Optimizing oil-water interfacial rheology for in-situ synthesis of nanoparticles and asphaltene control during oil production

Asphaltene precipitation and deposition lead to plugging of oil production tubulars and damage in near wellbore porous media. This study addresses this challenge by shedding light on optimization of in-situ synthesis conditions of Fe2O3 nanoparticles to enhance asphaltene adsorption. The approach involves utilizing dynamic interfacial tension (IFT) and interfacial elasticity as the key factors influencing the in-situ synthesis. Model oils were prepared by dissolution of a dead oil in different ratios of toluene/vacuum gasoil to control the aggregate size, hydrophilicity, and interfacial film formation capability of asphaltene. Emulsions of iron salt solution (brine) in the model oils were prepared for the in-situ synthesis. The iron cation molarity and the water content of the emulsions were adjusted by considering the oils-brine dynamic IFT and interfacial elasticity as well as the emulsions stability with temperature. The most stable emulsions were exposed to in-situ synthesis at reservoir temperature. The texture and structure of the synthesized nanoparticles were characterized well and their asphaltene adsorption capacity was measured. Results indicate that, although the dynamic IFT is a footprint of the hydrophilicity and size distribution of the asphaltene aggregates in the interface, the interfacial elasticity shows the aggregates arrangement and thus interfacial film formation, leading to the emulsions stability and efficient synthesis.

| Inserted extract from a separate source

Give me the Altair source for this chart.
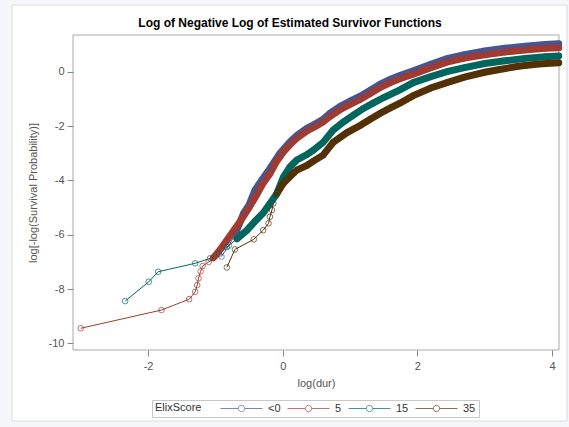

The in-situ synthesized nanoparticles are crystalline alpha-Fe2O3 with the size of smaller than 75 nm. The crystalline structure of the nanoparticles is further developed by increasing the synthesis time period and water content of the starting emulsion. The higher the water content, the more is the adsorbed carbonaceous species on the in-situ synthesized nanoparticles. Characterization data and thermogravimetric analysis confirm that the adsorbed species are mostly monolayer asphaltenes. Most of the adsorption takes place in early time of the synthesis, thereafter there is a marginal increase in the adsorption with time. Dynamic IFT and interfacial elasticity provide unique data for in-situ synthesis of nanoparticles for asphaltene adsorption and thus aggregation control.